▸ **Work to do**: Drop the images; return everything else in the listing below exactly.

** START Source data **

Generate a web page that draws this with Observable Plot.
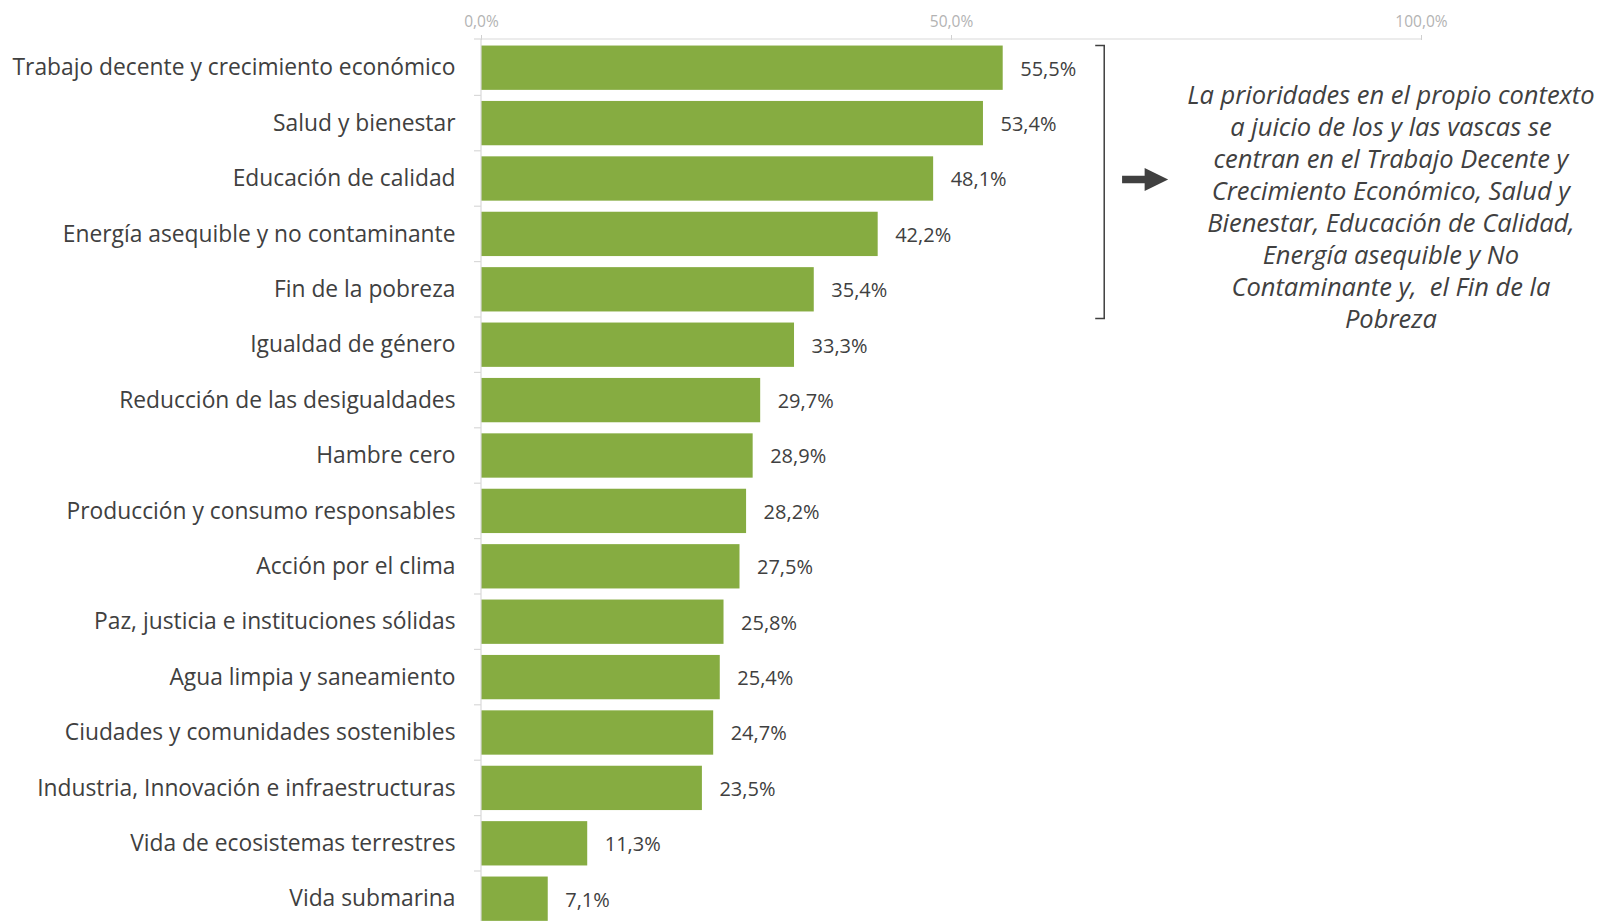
<!DOCTYPE html>
<html>
<head>
<meta charset="utf-8">
<script src="https://cdn.jsdelivr.net/npm/d3@7"></script>
<script src="https://cdn.jsdelivr.net/npm/@observablehq/plot@0.6"></script>
<style>
  html, body { margin: 0; padding: 0; background: #fff; }
  #chart { width: 1599px; height: 921px; overflow: hidden; }
  svg { font-family: "Open Sans", "Noto Sans", sans-serif; }
</style>
</head>
<body>
<div id="chart"></div>
<script>
const categories = [
  "Trabajo decente y crecimiento económico",
  "Salud y bienestar",
  "Educación de calidad",
  "Energía asequible y no contaminante",
  "Fin de la pobreza",
  "Igualdad de género",
  "Reducción de las desigualdades",
  "Hambre cero",
  "Producción y consumo responsables",
  "Acción por el clima",
  "Paz, justicia e instituciones sólidas",
  "Agua limpia y saneamiento",
  "Ciudades y comunidades sostenibles",
  "Industria, Innovación e infraestructuras",
  "Vida de ecosistemas terrestres",
  "Vida submarina"
];
const values = [55.5, 53.4, 48.1, 42.2, 35.4, 33.3, 29.7, 28.9, 28.2, 27.5, 25.8, 25.4, 24.7, 23.5, 11.3, 7.1];
const xTicks = [0, 50, 100];
const noteLines = [
  "La prioridades en el propio contexto",
  "a juicio de los y las vascas se",
  "centran en el Trabajo Decente y",
  "Crecimiento Económico, Salud y",
  "Bienestar, Educación de Calidad,",
  "Energía asequible y No",
  "Contaminante y,  el Fin de la",
  "Pobreza"
];

const data = categories.map((c, i) => ({cat: c, value: values[i]}));
const fmt = v => v.toFixed(1).replace(".", ",") + "%";
const ink = "#404040";

const W = 1599, H = 921;
const plot = Plot.plot({
  width: W,
  height: H,
  marginLeft: 481,
  marginRight: 178,
  marginTop: 39,
  marginBottom: 0,
  style: {background: "#fff", overflow: "visible"},
  x: {domain: [0, 100], axis: null},
  y: {domain: categories, range: [40, 926.4], round: false, paddingInner: 0.2, paddingOuter: 0.1, axis: null},
  marks: [
    Plot.barX(data, {x: "value", y: "cat", fill: "#86ac41"}),
    Plot.text(data, {x: "value", y: "cat", text: d => fmt(d.value), dx: 17, dy: 1, textAnchor: "start", fontSize: 20, fill: ink}),
    Plot.axisX(xTicks, {anchor: "top", label: null, tickSize: 5, tickPadding: 8, tickFormat: fmt, fontSize: 15.5, stroke: "#d0d0d0", fill: "#b3b3b3"}),
    Plot.axisY({anchor: "left", label: null, tickSize: 0, tickPadding: 26, fontSize: 22.8, fill: ink})
  ]
});
document.getElementById("chart").appendChild(plot);

const svg = d3.select(plot);
const xs = plot.scale("x"), ys = plot.scale("y");
const x0 = xs.apply(0), x100 = xs.apply(100);
const step = ys.step, bw = ys.bandwidth;
const gap = step - bw;

// axis lines
svg.append("line").attr("x1", x0).attr("x2", x100).attr("y1", 39).attr("y2", 39)
  .attr("stroke", "#d9d9d9").attr("stroke-width", 1.2);
svg.append("line").attr("x1", x0).attr("x2", x0).attr("y1", 39).attr("y2", H)
  .attr("stroke", "#d9d9d9").attr("stroke-width", 1.2);
// category boundary ticks
categories.forEach((c, i) => {
  if (i === 0) return;
  const yb = ys.apply(c) - gap / 2;
  svg.append("line").attr("x1", x0 - 7).attr("x2", x0).attr("y1", yb).attr("y2", yb)
    .attr("stroke", "#d9d9d9").attr("stroke-width", 1.2);
});
svg.append("line").attr("x1", x0 - 7).attr("x2", x0).attr("y1", 39).attr("y2", 39)
  .attr("stroke", "#d9d9d9").attr("stroke-width", 1.2);

// bracket around top 5
const bTop = ys.apply(categories[0]);
const bBot = ys.apply(categories[4]) + bw + 7;
const bx = xs.apply(66.3);
svg.append("path")
  .attr("d", `M${bx - 9},${bTop} H${bx} V${bBot} H${bx - 9}`)
  .attr("fill", "none").attr("stroke", ink).attr("stroke-width", 1.5);

// arrow
const ay = ys.apply(categories[2]) + bw / 2 + 1;
const ax1 = xs.apply(68.2), ax2 = xs.apply(70.6), ax3 = xs.apply(73.1);
svg.append("path")
  .attr("d", `M${ax1},${ay - 3.8} H${ax2} V${ay - 11.5} L${ax3},${ay} L${ax2},${ay + 11.5} V${ay + 3.8} H${ax1} Z`)
  .attr("fill", ink);

// note text
const nx = xs.apply(96.8);
const note = svg.append("text")
  .attr("text-anchor", "middle")
  .attr("font-style", "italic")
  .attr("font-size", 25.5)
  .attr("fill", ink)
  .attr("style", "white-space: pre");
noteLines.forEach((t, i) => {
  note.append("tspan").attr("x", nx).attr("y", 95 + i * 32).attr("dy", "0.35em").text(t);
});
</script>
</body>
</html>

** END Source data **

▸ **Finished task**:
Generate a web page that draws this with Observable Plot.
<!DOCTYPE html>
<html>
<head>
<meta charset="utf-8">
<script src="https://cdn.jsdelivr.net/npm/d3@7"></script>
<script src="https://cdn.jsdelivr.net/npm/@observablehq/plot@0.6"></script>
<style>
  html, body { margin: 0; padding: 0; background: #fff; }
  #chart { width: 1599px; height: 921px; overflow: hidden; }
  svg { font-family: "Open Sans", "Noto Sans", sans-serif; }
</style>
</head>
<body>
<div id="chart"></div>
<script>
const categories = [
  "Trabajo decente y crecimiento económico",
  "Salud y bienestar",
  "Educación de calidad",
  "Energía asequible y no contaminante",
  "Fin de la pobreza",
  "Igualdad de género",
  "Reducción de las desigualdades",
  "Hambre cero",
  "Producción y consumo responsables",
  "Acción por el clima",
  "Paz, justicia e instituciones sólidas",
  "Agua limpia y saneamiento",
  "Ciudades y comunidades sostenibles",
  "Industria, Innovación e infraestructuras",
  "Vida de ecosistemas terrestres",
  "Vida submarina"
];
const values = [55.5, 53.4, 48.1, 42.2, 35.4, 33.3, 29.7, 28.9, 28.2, 27.5, 25.8, 25.4, 24.7, 23.5, 11.3, 7.1];
const xTicks = [0, 50, 100];
const noteLines = [
  "La prioridades en el propio contexto",
  "a juicio de los y las vascas se",
  "centran en el Trabajo Decente y",
  "Crecimiento Económico, Salud y",
  "Bienestar, Educación de Calidad,",
  "Energía asequible y No",
  "Contaminante y,  el Fin de la",
  "Pobreza"
];

const data = categories.map((c, i) => ({cat: c, value: values[i]}));
const fmt = v => v.toFixed(1).replace(".", ",") + "%";
const ink = "#404040";

const W = 1599, H = 921;
const plot = Plot.plot({
  width: W,
  height: H,
  marginLeft: 481,
  marginRight: 178,
  marginTop: 39,
  marginBottom: 0,
  style: {background: "#fff", overflow: "visible"},
  x: {domain: [0, 100], axis: null},
  y: {domain: categories, range: [40, 926.4], round: false, paddingInner: 0.2, paddingOuter: 0.1, axis: null},
  marks: [
    Plot.barX(data, {x: "value", y: "cat", fill: "#86ac41"}),
    Plot.text(data, {x: "value", y: "cat", text: d => fmt(d.value), dx: 17, dy: 1, textAnchor: "start", fontSize: 20, fill: ink}),
    Plot.axisX(xTicks, {anchor: "top", label: null, tickSize: 5, tickPadding: 8, tickFormat: fmt, fontSize: 15.5, stroke: "#d0d0d0", fill: "#b3b3b3"}),
    Plot.axisY({anchor: "left", label: null, tickSize: 0, tickPadding: 26, fontSize: 22.8, fill: ink})
  ]
});
document.getElementById("chart").appendChild(plot);

const svg = d3.select(plot);
const xs = plot.scale("x"), ys = plot.scale("y");
const x0 = xs.apply(0), x100 = xs.apply(100);
const step = ys.step, bw = ys.bandwidth;
const gap = step - bw;

// axis lines
svg.append("line").attr("x1", x0).attr("x2", x100).attr("y1", 39).attr("y2", 39)
  .attr("stroke", "#d9d9d9").attr("stroke-width", 1.2);
svg.append("line").attr("x1", x0).attr("x2", x0).attr("y1", 39).attr("y2", H)
  .attr("stroke", "#d9d9d9").attr("stroke-width", 1.2);
// category boundary ticks
categories.forEach((c, i) => {
  if (i === 0) return;
  const yb = ys.apply(c) - gap / 2;
  svg.append("line").attr("x1", x0 - 7).attr("x2", x0).attr("y1", yb).attr("y2", yb)
    .attr("stroke", "#d9d9d9").attr("stroke-width", 1.2);
});
svg.append("line").attr("x1", x0 - 7).attr("x2", x0).attr("y1", 39).attr("y2", 39)
  .attr("stroke", "#d9d9d9").attr("stroke-width", 1.2);

// bracket around top 5
const bTop = ys.apply(categories[0]);
const bBot = ys.apply(categories[4]) + bw + 7;
const bx = xs.apply(66.3);
svg.append("path")
  .attr("d", `M${bx - 9},${bTop} H${bx} V${bBot} H${bx - 9}`)
  .attr("fill", "none").attr("stroke", ink).attr("stroke-width", 1.5);

// arrow
const ay = ys.apply(categories[2]) + bw / 2 + 1;
const ax1 = xs.apply(68.2), ax2 = xs.apply(70.6), ax3 = xs.apply(73.1);
svg.append("path")
  .attr("d", `M${ax1},${ay - 3.8} H${ax2} V${ay - 11.5} L${ax3},${ay} L${ax2},${ay + 11.5} V${ay + 3.8} H${ax1} Z`)
  .attr("fill", ink);

// note text
const nx = xs.apply(96.8);
const note = svg.append("text")
  .attr("text-anchor", "middle")
  .attr("font-style", "italic")
  .attr("font-size", 25.5)
  .attr("fill", ink)
  .attr("style", "white-space: pre");
noteLines.forEach((t, i) => {
  note.append("tspan").attr("x", nx).attr("y", 95 + i * 32).attr("dy", "0.35em").text(t);
});
</script>
</body>
</html>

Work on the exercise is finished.